Irises have long, pointed leaves and very showy, lily-like blooms. They can come in all sorts of colors, including blue, purple, yellow, red, white, pink, or brown. The blooms may also be striped or bicolored. The plant can grow to a height of 48 inches and spread from 6 to 48 inches, depending on conditions. It flowers in the spring and summer, and often, the irises will bloom among the tulips and daffodils in your garden.

Growing Irises

Irises prefer full sun, but they will grow in dappled or very light shade. They need a well-drained, relatively average soil, but some varieties will require a more moist growing mixture to do well. Growing iris from seed isn't recommended, but you can buy bulbed irises or pregrown rhizomes that you can plant in the fall or late summer.

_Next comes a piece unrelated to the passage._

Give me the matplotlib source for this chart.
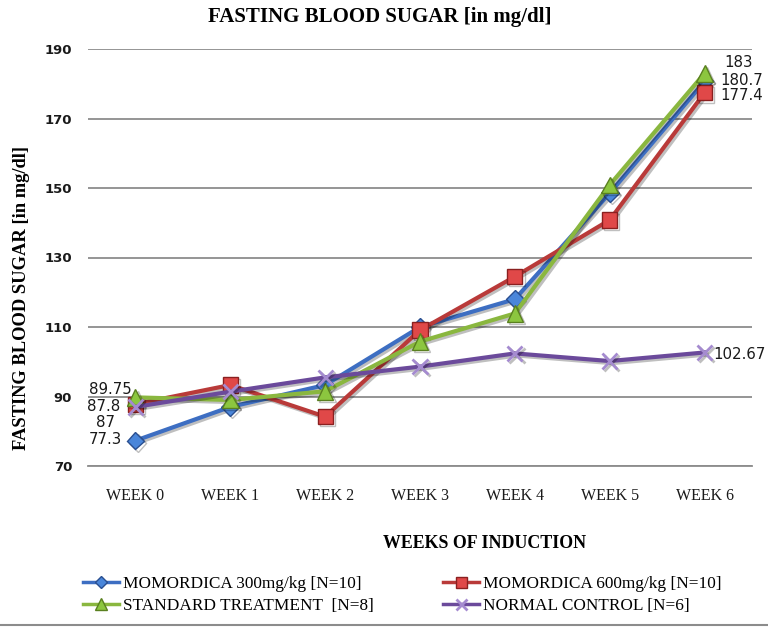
import matplotlib
matplotlib.use("Agg")
import matplotlib.pyplot as plt
import matplotlib.patheffects as pe
from matplotlib.lines import Line2D

weeks = ["WEEK 0", "WEEK 1", "WEEK 2", "WEEK 3", "WEEK 4", "WEEK 5", "WEEK 6"]
momordica_300 = [77.3, 87.0, 93.3, 110.0, 118.0, 148.5, 180.7]
momordica_600 = [87.8, 93.3, 84.2, 109.1, 124.5, 140.8, 177.4]
standard_treatment = [89.75, 89.0, 91.5, 105.8, 113.9, 150.9, 183.0]
normal_control = [87.0, 91.4, 95.5, 98.6, 102.4, 100.2, 102.67]
y_ticks = [70, 90, 110, 130, 150, 170, 190]

series = [
    ("MOMORDICA 300mg/kg [N=10]", momordica_300, "#3D6EC2", "D", "#4A86DA", "#2A4F90", 9),
    ("MOMORDICA 600mg/kg [N=10]", momordica_600, "#B93A39", "s", "#E04848", "#8A2020", 11),
    ("STANDARD TREATMENT  [N=8]", standard_treatment, "#8AB73F", "^", "#8CC63F", "#5A8020", 12),
    ("NORMAL CONTROL [N=6]", normal_control, "#6B4A9B", "x", "#A58BD0", "#A58BD0", 11),
]

fig = plt.figure(figsize=(7.68, 6.28), dpi=100)
ax = fig.add_axes([88 / 768, 1 - 466 / 628, 664 / 768, 417 / 628])

x = list(range(len(weeks)))
shadow = [pe.SimpleLineShadow(offset=(1.5, -1.5), alpha=0.25, shadow_color="black"), pe.Normal()]
handles = []
for label, vals, color, marker, mface, medge, msize in series:
    mew = 2.0 if marker == "x" else 1.0
    ax.plot(x, vals, color=color, lw=3, marker=marker, markersize=msize,
            markerfacecolor=mface, markeredgecolor=medge, markeredgewidth=mew,
            path_effects=shadow, zorder=3)
    handles.append(Line2D([], [], color=color, lw=2.5, marker=marker, markersize=msize * 0.72,
                          markerfacecolor=mface, markeredgecolor=medge, markeredgewidth=mew))

ax.set_xlim(-0.5, len(weeks) - 0.5)
ax.set_ylim(70, 190)
ax.set_yticks(y_ticks)
ax.set_xticks(x)
ax.set_xticklabels(weeks)
ax.grid(axis="y", color="#8C8C8C", lw=1.3)
ax.set_axisbelow(True)
for s in ["top", "right", "left"]:
    ax.spines[s].set_visible(False)
ax.spines["bottom"].set_color("#8C8C8C")
ax.spines["bottom"].set_linewidth(1.3)
ax.tick_params(axis="both", length=0, labelcolor="#1A1A1A")
ax.tick_params(axis="y", pad=11.5)
ax.tick_params(axis="x", pad=16)
for t in ax.get_yticklabels():
    t.set_fontfamily("DejaVu Sans")
    t.set_fontweight("bold")
    t.set_fontsize(9.5)
for t in ax.get_xticklabels():
    t.set_fontfamily("Liberation Serif")
    t.set_fontsize(11.5)

# value labels at the first and last week
lab_kw = dict(textcoords="offset points", fontsize=10.8, color="#1A1A1A",
              family="DejaVu Sans", annotation_clip=False, zorder=5)
ax.annotate(f"{standard_treatment[0]:g}", (0, standard_treatment[0]), xytext=(-3, 5.5), ha="right", va="center", **lab_kw)
ax.annotate(f"{momordica_600[0]:g}", (0, momordica_600[0]), xytext=(-11, -2), ha="right", va="center", **lab_kw)
ax.annotate(f"{normal_control[0]:g}", (0, normal_control[0]), xytext=(-14.5, -11), ha="right", va="center", **lab_kw)
ax.annotate(f"{momordica_300[0]:g}", (0, momordica_300[0]), xytext=(-9.5, 1), ha="right", va="center", **lab_kw)
ax.annotate(f"{standard_treatment[6]:g}", (6, standard_treatment[6]), xytext=(14.5, 8), ha="left", va="center", **lab_kw)
ax.annotate(f"{momordica_300[6]:g}", (6, momordica_300[6]), xytext=(11.5, 0.5), ha="left", va="center", **lab_kw)
ax.annotate(f"{momordica_600[6]:g}", (6, momordica_600[6]), xytext=(11.5, -2), ha="left", va="center", **lab_kw)
ax.annotate(f"{normal_control[6]:g}", (6, normal_control[6]), xytext=(6.5, -1.5), ha="left", va="center", **lab_kw)

fig.text(380 / 768, 1 - 17 / 628, "FASTING BLOOD SUGAR [in mg/dl]", ha="center", va="center",
         family="Liberation Serif", fontweight="bold", fontsize=15)
fig.text(22 / 768, 1 - 298 / 628, "FASTING BLOOD SUGAR [in mg/dl]", ha="center", va="center",
         rotation=90, family="Liberation Serif", fontweight="bold", fontsize=13.3)
fig.text(485 / 768, 1 - 543 / 628, "WEEKS OF INDUCTION", ha="center", va="center",
         family="Liberation Serif", fontweight="bold", fontsize=12.9)

# legend laid out row by row: 300 | 600 on top, standard | control below
order = [0, 2, 1, 3]
leg = fig.legend(handles=[handles[i] for i in order],
                 labels=[series[i][0] for i in order], ncol=2, loc="center left",
                 bbox_to_anchor=(74 / 768, 1 - 595 / 628), frameon=False, borderpad=0,
                 prop={"family": "Liberation Serif", "size": 12.4},
                 handlelength=2.1, handletextpad=0.25, columnspacing=4.0,
                 labelspacing=0.3)

fig.add_artist(Line2D([0, 1], [1 - 625 / 628] * 2, color="#8C8C8C", lw=1.5))

fig.savefig("out.png", dpi=100)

You can find these pregrown irises at your local garden center. Irises rarely need dividing, but if you want to increase the size of your garden, divide in fall or early spring.

Always make sure to wash your hands after handling irises – the plant's sap can cause severe internal discomfort if it's accidentally ingested.

Recommended Varieties

Irises have many beautiful and colorful cultivars that look great in any garden, so what you choose is really up to your own tastes. A few popular varieties include "Japanese Iris", "Bearded Iris", "Netted Iris", and "Siberian Iris".

Landscape Design Tips

Irises make an excellent border plant, but some are water-loving varieties that would look beautiful around a garden pond or fountain. Make sure that wherever you plant your irises, they get a lot of sunshine or else they won't do well.

Gardening Zones

Irises are hardy to semi-hardy in zones 3 to 9.

Problems & Pests

Unfortunately, irises come with a few problems. They are prone to iris borers, which tunnel through the leaves and destroy the roots. They may also be prone to aphids, slugs and snails, as well as leaf spot and rot from overwatering.